Task instructions: Reproduce the listing below in full and without alteration, apart from its pictures.

..........

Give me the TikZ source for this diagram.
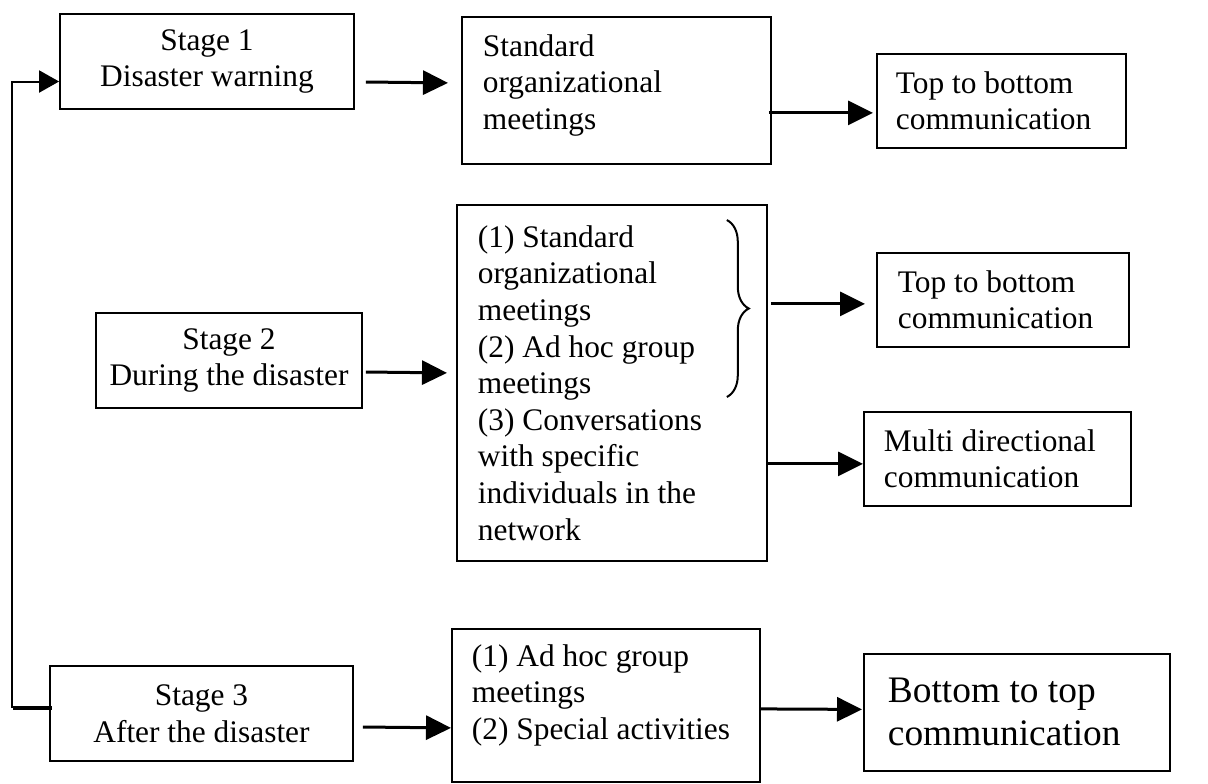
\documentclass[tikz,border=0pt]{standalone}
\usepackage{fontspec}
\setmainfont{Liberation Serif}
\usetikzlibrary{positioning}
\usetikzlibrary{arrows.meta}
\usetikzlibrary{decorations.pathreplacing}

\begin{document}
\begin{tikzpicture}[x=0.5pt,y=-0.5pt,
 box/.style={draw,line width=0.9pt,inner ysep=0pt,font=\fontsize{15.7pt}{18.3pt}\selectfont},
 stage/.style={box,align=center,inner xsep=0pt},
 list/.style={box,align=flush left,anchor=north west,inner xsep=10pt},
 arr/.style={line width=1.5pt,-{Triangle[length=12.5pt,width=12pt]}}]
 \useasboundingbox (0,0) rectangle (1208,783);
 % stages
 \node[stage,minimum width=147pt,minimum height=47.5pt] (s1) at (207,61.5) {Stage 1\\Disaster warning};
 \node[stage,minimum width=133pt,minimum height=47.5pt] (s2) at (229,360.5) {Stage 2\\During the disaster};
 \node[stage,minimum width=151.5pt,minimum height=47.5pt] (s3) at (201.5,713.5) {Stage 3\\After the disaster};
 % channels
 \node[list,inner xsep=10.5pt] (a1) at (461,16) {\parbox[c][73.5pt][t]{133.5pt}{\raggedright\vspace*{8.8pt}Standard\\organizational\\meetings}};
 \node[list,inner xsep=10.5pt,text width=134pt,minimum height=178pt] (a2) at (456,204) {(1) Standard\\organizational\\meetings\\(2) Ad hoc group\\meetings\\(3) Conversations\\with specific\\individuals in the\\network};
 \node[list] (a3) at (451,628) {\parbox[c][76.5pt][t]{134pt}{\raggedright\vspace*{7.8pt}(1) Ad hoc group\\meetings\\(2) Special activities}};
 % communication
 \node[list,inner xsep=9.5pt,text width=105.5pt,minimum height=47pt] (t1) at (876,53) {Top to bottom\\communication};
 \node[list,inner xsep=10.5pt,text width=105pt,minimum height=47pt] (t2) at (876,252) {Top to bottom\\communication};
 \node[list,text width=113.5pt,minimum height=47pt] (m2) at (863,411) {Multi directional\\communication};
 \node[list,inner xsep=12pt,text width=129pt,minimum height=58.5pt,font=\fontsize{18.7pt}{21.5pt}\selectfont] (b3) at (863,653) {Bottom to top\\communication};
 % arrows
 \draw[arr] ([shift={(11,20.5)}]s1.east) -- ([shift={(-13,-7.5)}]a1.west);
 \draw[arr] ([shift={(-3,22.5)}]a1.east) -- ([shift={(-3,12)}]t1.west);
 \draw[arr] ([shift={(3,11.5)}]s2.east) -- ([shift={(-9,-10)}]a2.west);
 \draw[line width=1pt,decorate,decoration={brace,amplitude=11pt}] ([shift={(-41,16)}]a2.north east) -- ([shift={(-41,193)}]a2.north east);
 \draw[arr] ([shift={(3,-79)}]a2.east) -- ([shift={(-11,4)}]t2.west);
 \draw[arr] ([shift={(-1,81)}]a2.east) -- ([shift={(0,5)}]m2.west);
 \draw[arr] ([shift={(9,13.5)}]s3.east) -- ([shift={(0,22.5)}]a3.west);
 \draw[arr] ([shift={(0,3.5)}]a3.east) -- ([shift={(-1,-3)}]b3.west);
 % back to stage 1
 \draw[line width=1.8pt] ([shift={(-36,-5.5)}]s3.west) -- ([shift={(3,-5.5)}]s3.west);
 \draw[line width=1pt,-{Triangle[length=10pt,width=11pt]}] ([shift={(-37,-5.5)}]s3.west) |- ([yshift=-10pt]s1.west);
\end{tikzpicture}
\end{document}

..........

Written reply:
Give me the TikZ source for this diagram.
\documentclass[tikz,border=0pt]{standalone}
\usepackage{fontspec}
\setmainfont{Liberation Serif}
\usetikzlibrary{positioning}
\usetikzlibrary{arrows.meta}
\usetikzlibrary{decorations.pathreplacing}

\begin{document}
\begin{tikzpicture}[x=0.5pt,y=-0.5pt,
 box/.style={draw,line width=0.9pt,inner ysep=0pt,font=\fontsize{15.7pt}{18.3pt}\selectfont},
 stage/.style={box,align=center,inner xsep=0pt},
 list/.style={box,align=flush left,anchor=north west,inner xsep=10pt},
 arr/.style={line width=1.5pt,-{Triangle[length=12.5pt,width=12pt]}}]
 \useasboundingbox (0,0) rectangle (1208,783);
 % stages
 \node[stage,minimum width=147pt,minimum height=47.5pt] (s1) at (207,61.5) {Stage 1\\Disaster warning};
 \node[stage,minimum width=133pt,minimum height=47.5pt] (s2) at (229,360.5) {Stage 2\\During the disaster};
 \node[stage,minimum width=151.5pt,minimum height=47.5pt] (s3) at (201.5,713.5) {Stage 3\\After the disaster};
 % channels
 \node[list,inner xsep=10.5pt] (a1) at (461,16) {\parbox[c][73.5pt][t]{133.5pt}{\raggedright\vspace*{8.8pt}Standard\\organizational\\meetings}};
 \node[list,inner xsep=10.5pt,text width=134pt,minimum height=178pt] (a2) at (456,204) {(1) Standard\\organizational\\meetings\\(2) Ad hoc group\\meetings\\(3) Conversations\\with specific\\individuals in the\\network};
 \node[list] (a3) at (451,628) {\parbox[c][76.5pt][t]{134pt}{\raggedright\vspace*{7.8pt}(1) Ad hoc group\\meetings\\(2) Special activities}};
 % communication
 \node[list,inner xsep=9.5pt,text width=105.5pt,minimum height=47pt] (t1) at (876,53) {Top to bottom\\communication};
 \node[list,inner xsep=10.5pt,text width=105pt,minimum height=47pt] (t2) at (876,252) {Top to bottom\\communication};
 \node[list,text width=113.5pt,minimum height=47pt] (m2) at (863,411) {Multi directional\\communication};
 \node[list,inner xsep=12pt,text width=129pt,minimum height=58.5pt,font=\fontsize{18.7pt}{21.5pt}\selectfont] (b3) at (863,653) {Bottom to top\\communication};
 % arrows
 \draw[arr] ([shift={(11,20.5)}]s1.east) -- ([shift={(-13,-7.5)}]a1.west);
 \draw[arr] ([shift={(-3,22.5)}]a1.east) -- ([shift={(-3,12)}]t1.west);
 \draw[arr] ([shift={(3,11.5)}]s2.east) -- ([shift={(-9,-10)}]a2.west);
 \draw[line width=1pt,decorate,decoration={brace,amplitude=11pt}] ([shift={(-41,16)}]a2.north east) -- ([shift={(-41,193)}]a2.north east);
 \draw[arr] ([shift={(3,-79)}]a2.east) -- ([shift={(-11,4)}]t2.west);
 \draw[arr] ([shift={(-1,81)}]a2.east) -- ([shift={(0,5)}]m2.west);
 \draw[arr] ([shift={(9,13.5)}]s3.east) -- ([shift={(0,22.5)}]a3.west);
 \draw[arr] ([shift={(0,3.5)}]a3.east) -- ([shift={(-1,-3)}]b3.west);
 % back to stage 1
 \draw[line width=1.8pt] ([shift={(-36,-5.5)}]s3.west) -- ([shift={(3,-5.5)}]s3.west);
 \draw[line width=1pt,-{Triangle[length=10pt,width=11pt]}] ([shift={(-37,-5.5)}]s3.west) |- ([yshift=-10pt]s1.west);
\end{tikzpicture}
\end{document}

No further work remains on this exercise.